### COLLECTED DATA
------------------------------------------------

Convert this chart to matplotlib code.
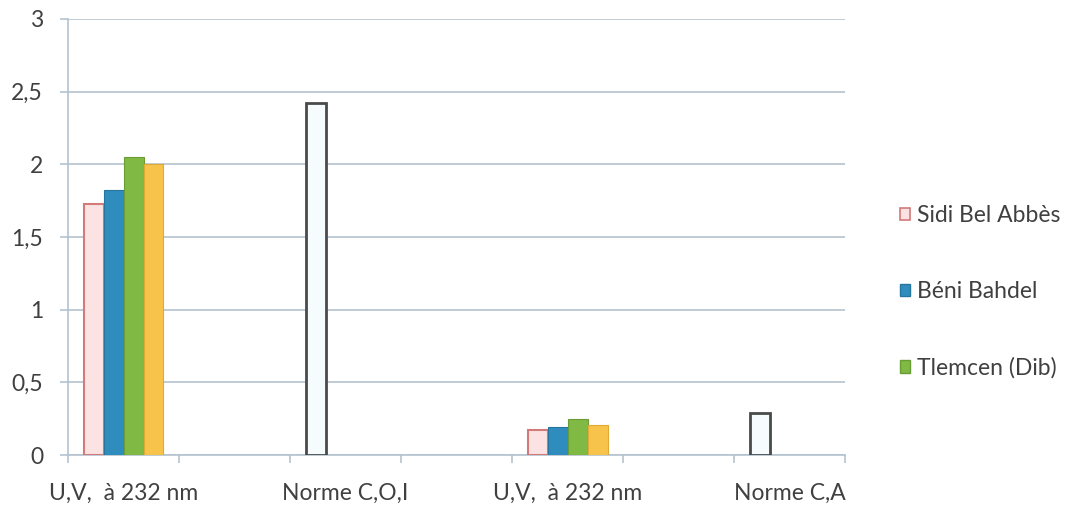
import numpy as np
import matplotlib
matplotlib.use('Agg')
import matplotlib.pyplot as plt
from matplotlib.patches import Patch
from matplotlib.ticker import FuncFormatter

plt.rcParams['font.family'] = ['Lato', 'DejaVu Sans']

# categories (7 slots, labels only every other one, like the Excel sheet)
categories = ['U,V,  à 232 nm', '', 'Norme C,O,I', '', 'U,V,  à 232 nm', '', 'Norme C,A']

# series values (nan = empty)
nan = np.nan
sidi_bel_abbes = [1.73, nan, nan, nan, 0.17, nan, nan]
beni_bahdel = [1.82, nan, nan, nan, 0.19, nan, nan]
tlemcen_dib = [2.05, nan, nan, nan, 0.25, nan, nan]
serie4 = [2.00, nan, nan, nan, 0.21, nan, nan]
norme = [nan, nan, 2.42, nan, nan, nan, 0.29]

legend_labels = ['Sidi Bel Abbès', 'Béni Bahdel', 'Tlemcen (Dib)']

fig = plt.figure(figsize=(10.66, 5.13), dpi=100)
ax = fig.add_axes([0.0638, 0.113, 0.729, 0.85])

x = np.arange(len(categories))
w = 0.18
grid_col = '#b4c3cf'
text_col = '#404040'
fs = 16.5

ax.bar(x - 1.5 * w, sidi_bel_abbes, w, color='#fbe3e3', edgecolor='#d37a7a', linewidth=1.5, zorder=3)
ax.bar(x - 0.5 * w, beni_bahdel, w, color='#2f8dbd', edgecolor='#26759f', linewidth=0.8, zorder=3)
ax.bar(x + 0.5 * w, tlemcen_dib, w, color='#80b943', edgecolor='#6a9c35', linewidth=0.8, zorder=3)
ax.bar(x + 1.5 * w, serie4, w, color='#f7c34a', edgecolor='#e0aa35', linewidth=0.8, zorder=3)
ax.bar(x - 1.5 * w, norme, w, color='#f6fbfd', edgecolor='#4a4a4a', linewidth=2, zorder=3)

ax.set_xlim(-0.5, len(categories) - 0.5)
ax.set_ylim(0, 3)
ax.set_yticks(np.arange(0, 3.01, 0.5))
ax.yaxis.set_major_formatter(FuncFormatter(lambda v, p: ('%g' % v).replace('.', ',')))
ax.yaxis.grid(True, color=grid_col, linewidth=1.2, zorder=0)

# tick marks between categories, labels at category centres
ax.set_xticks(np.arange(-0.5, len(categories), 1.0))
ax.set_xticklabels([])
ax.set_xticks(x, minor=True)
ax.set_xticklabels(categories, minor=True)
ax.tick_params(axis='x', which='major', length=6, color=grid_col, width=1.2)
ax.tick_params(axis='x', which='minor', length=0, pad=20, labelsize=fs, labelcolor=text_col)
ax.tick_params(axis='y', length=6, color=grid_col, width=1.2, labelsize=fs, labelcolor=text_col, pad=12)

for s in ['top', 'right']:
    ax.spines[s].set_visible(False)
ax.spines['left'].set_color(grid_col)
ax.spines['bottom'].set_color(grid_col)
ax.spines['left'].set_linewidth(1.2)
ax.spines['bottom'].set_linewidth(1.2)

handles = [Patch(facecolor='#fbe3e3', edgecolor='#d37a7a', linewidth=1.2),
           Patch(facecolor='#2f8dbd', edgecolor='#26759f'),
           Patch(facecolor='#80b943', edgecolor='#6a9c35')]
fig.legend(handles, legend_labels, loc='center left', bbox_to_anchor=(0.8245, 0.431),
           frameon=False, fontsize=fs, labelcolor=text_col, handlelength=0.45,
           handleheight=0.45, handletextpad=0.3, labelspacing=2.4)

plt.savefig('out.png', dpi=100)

------------------------------------------------

Scan the material for lines with the word "matplotlib", and copy each line you find.

Convert this chart to matplotlib code.
import matplotlib
matplotlib.use('Agg')
import matplotlib.pyplot as plt
from matplotlib.patches import Patch
from matplotlib.ticker import FuncFormatter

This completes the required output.